I hope you have a safe flight if you are indeed flying up to give [daughter] a hug tomorrow.
[Step Mother]
On Fri, Jul 31, 2009 at 1:52 AM, [The Ex] [last name] <[the ex email]@[email].com> wrote:
Greetings, Momma [spelled incorrectly Step Mother] and Dad.
Thanks for taking the time to speak with me in the past week to make these arrangements. [daughter] looks forward to your time together:)
I am glad to see that we can make the kids happy.
[spelled incorrectly Step Mother], I will see you whenever you can get here around noon. I think you will enjoy the practicality of the clubhouse, etc. after such a long ride with the kids. Thanks for considering.
Thanks to both of you for doing pick-up and drop-off.
My Mom will be here for [daughter]’s return. By noon on August 12th is fine...or ten AM may be on the paperwork.
We can talk on the 11th and see what is going ot work for drop-off time around late AM to noon.
Address:
[third state address] Street
[town in third state], [THIRD STATE ] [zip]
(Within gated community of [community] of [town in third state] off of Rt XXX)
We will call you into the gate.
Must show ID to guards.
Make left immediately after entry... think it is [street in third state]t.
Welcome to call my phone when you are close or in development.
Pull up at end in front of clubhouse where you see tennis courts. Or, you can park- as you see fit.
[daughter] and I will be happy to stand outside and help unload the little ones. :)
We will be inside awaiting your arrival at pool a joining clubhouse- external entry is left gate by courts.

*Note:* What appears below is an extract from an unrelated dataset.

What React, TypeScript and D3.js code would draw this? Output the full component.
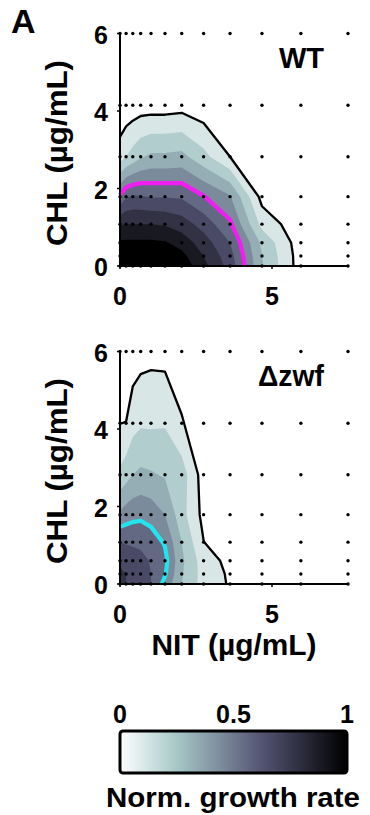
import React from 'react';
import * as d3 from 'd3';

// Concentration grid (measurement points shown as dots)
const nitConc = [0, 0.2, 0.42, 0.68, 1.02, 1.48, 2.03, 2.75, 3.62, 4.67, 5.95, 7.5];
const chlConc = [0, 0.26, 0.6, 1.08, 1.79, 2.82, 4.15, 6];

// Normalized growth rate, rows = CHL (bottom to top), columns = NIT
const wtGrowth = [
  [1.0, 1.0, 1.0, 1.0, 1.0, 0.99, 0.97, 0.83, 0.66, 0.31, 0.05, 0],
  [0.97, 0.97, 0.97, 0.97, 0.97, 0.96, 0.93, 0.8, 0.64, 0.3, 0.05, 0],
  [0.915, 0.92, 0.92, 0.92, 0.92, 0.91, 0.86, 0.75, 0.6, 0.28, 0.04, 0],
  [0.79, 0.8, 0.8, 0.8, 0.8, 0.79, 0.75, 0.66, 0.517, 0.167, 0.03, 0],
  [0.515, 0.591, 0.611, 0.609, 0.593, 0.593, 0.587, 0.505, 0.41, 0.064, 0.01, 0],
  [0.15, 0.2, 0.24, 0.288, 0.32, 0.32, 0.33, 0.232, 0.1, 0.03, 0, 0],
  [0.02, 0.03, 0.04, 0.05, 0.05, 0.05, 0.06, 0.03, 0.02, 0.01, 0, 0],
  [0, 0, 0, 0, 0, 0, 0, 0, 0, 0, 0, 0],
];
const zwfGrowth = [
  [0.72, 0.7, 0.68, 0.65, 0.6, 0.47, 0.3, 0.16, 0.09, 0.02, 0, 0],
  [0.72, 0.7, 0.68, 0.65, 0.6, 0.51, 0.31, 0.16, 0.085, 0.02, 0, 0],
  [0.68, 0.67, 0.66, 0.64, 0.59, 0.53, 0.32, 0.15, 0.07, 0.01, 0, 0],
  [0.6, 0.59, 0.58, 0.57, 0.55, 0.49, 0.3, 0.102, 0.03, 0, 0, 0],
  [0.42, 0.45, 0.47, 0.48, 0.46, 0.4, 0.237, 0.07, 0.01, 0, 0, 0],
  [0.22, 0.26, 0.3, 0.32, 0.31, 0.29, 0.25, 0.05, 0, 0, 0, 0],
  [0.099, 0.102, 0.163, 0.187, 0.185, 0.19, 0.111, 0.01, 0, 0, 0, 0],
  [0, 0.02, 0.04, 0.06, 0.07, 0.065, 0.02, 0, 0, 0, 0, 0],
];

const contourLevels = [0.1, 0.2, 0.3, 0.4, 0.5, 0.6, 0.7, 0.8, 0.9];
const outlineLevel = 0.1;
const highlightLevel = 0.5;
const panelNames = ['WT', '\u0394zwf'];
const panelGrids = [wtGrowth, zwfGrowth];
const xTicks = [0, 5];
const yTicks = [0, 2, 4, 6];
const colorbarTicks = [0, 0.5, 1];

const FONT = "'Liberation Sans', Arial, Helvetica, sans-serif";

function bone(t: number) {
  const c = (v: number) => Math.max(0, Math.min(1, v));
  const r = (7 * t + c((t - 0.75) / 0.25)) / 8;
  const g = (7 * t + c((t - 0.375) / 0.375)) / 8;
  const b = (7 * t + c(t / 0.375)) / 8;
  return d3.rgb(r * 255, g * 255, b * 255).formatHex();
}
const cmap = (v: number) => bone(1 - Math.max(0, Math.min(1, v)));
// fill colour scale for contour bands (colour limits 0 .. top level)
const bandColor = (level: number) => cmap(level / contourLevels[contourLevels.length - 1]);

function idxToVal(arr: number[], c: number) {
  const u = Math.max(0, Math.min(arr.length - 1, c - 0.5));
  const i = Math.min(arr.length - 2, Math.floor(u));
  const f = u - i;
  return arr[i] + f * (arr[i + 1] - arr[i]);
}

const x = d3.scaleLinear().domain([0, 7.5]).range([120, 348]);
const y = d3.scaleLinear().domain([0, 6]).range([266, 33.5]);
const PANEL_DY = 318;

function Panel({ grid, name, idx }: { grid: number[][]; name: string; idx: number }) {
  const nx = nitConc.length;
  const ny = chlConc.length;
  const flat = grid.flat();
  const gen = d3.contours().size([nx, ny]).thresholds(contourLevels);
  const polys = gen(flat);

  const toData = (p: number[]) => [idxToVal(nitConc, p[0]), idxToVal(chlConc, p[1])];

  const fillPath = (mp: any) => {
    let d = '';
    for (const poly of mp.coordinates) {
      for (const ring of poly) {
        ring.forEach((p: number[], i: number) => {
          const [a, b] = toData(p);
          d += (i === 0 ? 'M' : 'L') + x(a).toFixed(2) + ',' + y(b).toFixed(2);
        });
        d += 'Z';
      }
    }
    return d;
  };

  const strokePath = (mp: any) => {
    let d = '';
    const eps = 1e-9;
    for (const poly of mp.coordinates) {
      for (const ring of poly) {
        const pts = ring.map(toData);
        let penDown = false;
        for (let i = 0; i < pts.length - 1; i++) {
          const p0 = pts[i];
          const p1 = pts[i + 1];
          const boundary =
            (p0[0] <= eps && p1[0] <= eps) || (p0[1] <= eps && p1[1] <= eps);
          if (boundary) {
            penDown = false;
            continue;
          }
          if (!penDown) {
            d += 'M' + x(p0[0]).toFixed(2) + ',' + y(p0[1]).toFixed(2);
            penDown = true;
          }
          d += 'L' + x(p1[0]).toFixed(2) + ',' + y(p1[1]).toFixed(2);
        }
      }
    }
    return d;
  };

  const outline = polys.find((p) => Math.abs(p.value - outlineLevel) < 1e-9);
  const hl = polys.find((p) => Math.abs(p.value - highlightLevel) < 1e-9);
  const hlColor = idx === 0 ? '#f01ef0' : '#22e4ee';

  return (
    <g transform={`translate(0,${idx * PANEL_DY})`}>
      {polys.map((p, i) => (
        <path key={i} d={fillPath(p)} fill={bandColor(p.value)} stroke="none" />
      ))}
      {hl && (
        <path d={strokePath(hl)} fill="none" stroke={hlColor} strokeWidth={4.2} strokeLinejoin="round" />
      )}
      {outline && (
        <path d={strokePath(outline)} fill="none" stroke="#000" strokeWidth={2.3} strokeLinejoin="round" />
      )}
      {chlConc.map((c, j) =>
        nitConc.map((n, i) => (
          <circle key={`${i}-${j}`} cx={x(n)} cy={y(c)} r={1.7} fill="#000" />
        ))
      )}
      {/* axes */}
      <line x1={x(0)} x2={x(0)} y1={y(6) - 1} y2={y(0)} stroke="#000" strokeWidth={2} />
      <line x1={x(0)} x2={x(7.5)} y1={y(0)} y2={y(0)} stroke="#000" strokeWidth={2} />
      {yTicks.map((t) => (
        <g key={t}>
          <line x1={x(0) - 3} x2={x(0)} y1={y(t)} y2={y(t)} stroke="#000" strokeWidth={1.5} />
          <text x={108} y={y(t) + 10} textAnchor="end" fontSize={25} fontWeight="bold" fontFamily={FONT}>
            {t}
          </text>
        </g>
      ))}
      {xTicks.map((t) => (
        <g key={t}>
          <line x1={x(t)} x2={x(t)} y1={y(0)} y2={y(0) + 3} stroke="#000" strokeWidth={1.5} />
          <text x={x(t)} y={305} textAnchor="middle" fontSize={25} fontWeight="bold" fontFamily={FONT}>
            {t}
          </text>
        </g>
      ))}
      <text
        transform="translate(67,153)rotate(-90)"
        textAnchor="middle"
        fontSize={29}
        fontWeight="bold"
        fontFamily={FONT}
        textLength={186}
        lengthAdjust="spacingAndGlyphs"
      >
        CHL (µg/mL)
      </text>
      <text
        x={324}
        y={68}
        textAnchor="end"
        fontSize={29}
        fontWeight="bold"
        fontFamily={FONT}
        {...(idx === 1 ? { textLength: 66, lengthAdjust: 'spacingAndGlyphs' } : {})}
      >
        {name}
      </text>
    </g>
  );
}

export default function App() {
  const cb = d3.scaleLinear().domain([0, 1]).range([120, 347]);
  const stops = d3.range(0, 1.0001, 0.05);
  return (
    <svg
      width={370}
      height={815}
      viewBox="0 0 370 815"
      style={{ position: 'absolute', left: 0, top: 0, display: 'block', background: '#fff' }}
    >
      <defs>
        <linearGradient id="cbgrad" x1="0" x2="1" y1="0" y2="0">
          {stops.map((s) => (
            <stop key={s} offset={s} stopColor={cmap(s)} />
          ))}
        </linearGradient>
      </defs>
      <rect x={0} y={0} width={370} height={815} fill="#fff" />
      <text x={11} y={33} fontSize={34} fontWeight="bold" fontFamily={FONT}>
        A
      </text>
      {panelGrids.map((g, i) => (
        <Panel key={i} grid={g} name={panelNames[i]} idx={i} />
      ))}
      <text
        x={234}
        y={655}
        textAnchor="middle"
        fontSize={29}
        fontWeight="bold"
        fontFamily={FONT}
        textLength={165}
        lengthAdjust="spacingAndGlyphs"
      >
        NIT (µg/mL)
      </text>
      {/* colorbar */}
      {colorbarTicks.map((t) => (
        <text key={t} x={cb(t)} y={723} textAnchor="middle" fontSize={25} fontWeight="bold" fontFamily={FONT}>
          {t}
        </text>
      ))}
      <rect
        x={cb(0)}
        y={731}
        width={cb(1) - cb(0)}
        height={42}
        fill="url(#cbgrad)"
        stroke="#000"
        strokeWidth={3}
        rx={3}
      />
      <text
        x={233}
        y={807}
        textAnchor="middle"
        fontSize={28}
        fontWeight="bold"
        fontFamily={FONT}
        textLength={254}
        lengthAdjust="spacingAndGlyphs"
      >
        Norm. growth rate
      </text>
    </svg>
  );
}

Welcome to stay as long as your schedule allows.
Warmest Regards,
[The Ex] [last name]
[XXX]. [xxx]. 4244
[Custodial Dad] and [Step Mother] [last name] <[Custodial Dad’s home email]@[email].com> Mon, Aug 10, 2009 at 11:44 PM
To: [The Ex] [last name] <[the ex email]@[email].com>
Cc: [Custodial dad email]@[email].com
[The Ex]:
There is no grave concerns with [daughter]. There is a little girl who is homesick. She had no idea that Wednesday she was going to be with her Grandmother, we failed with keeping her in the loop due to your fluctuating schedule.
Her emotional and psychological condition are just fine. Pictures, videos and personal testimony to account for that. She is having a good time.
We refused the flurry of calls/texts because ALL of the children where upset and you are the least of our worries. [daughter] came upstairs and sat with me for some time and her father tucked her in. [sibling] even went in to talk her about “stuff.” We handled it very well on our end. You, however, are not handling this well on your end. You are overreacting and playing to some imagined audience. Your behavior this evening escalated a home sick girl to tears. I reviewed with [daughter] why she was crying... its nothing more than being home sick. All normal development that you are clearly blowing out of proportion.
In regards to her tooth. She stated unequivocally that she had “two bumps” on her front tooth that “felt weird.” I asked if I should take her to the dentist and she said yes. A quick check by our dentist was all. No work was going to be performed and we had every intention of following up with you. She is now saying that it doesn’t feel “that weird.” If you are uncomfortable with her being seen by our dentist, just say so. After all of this, I most certainly would not be offended.
[daughter] again, will call you in the morning. She is comfortable enough to discuss her issues, how homesick she is and how much she misses you.
I texted you on both numbers, I phoned you on cell and via [webcam software]. I will be up for a little while if you care to chat. If not, [daughter] will talk to you in the am.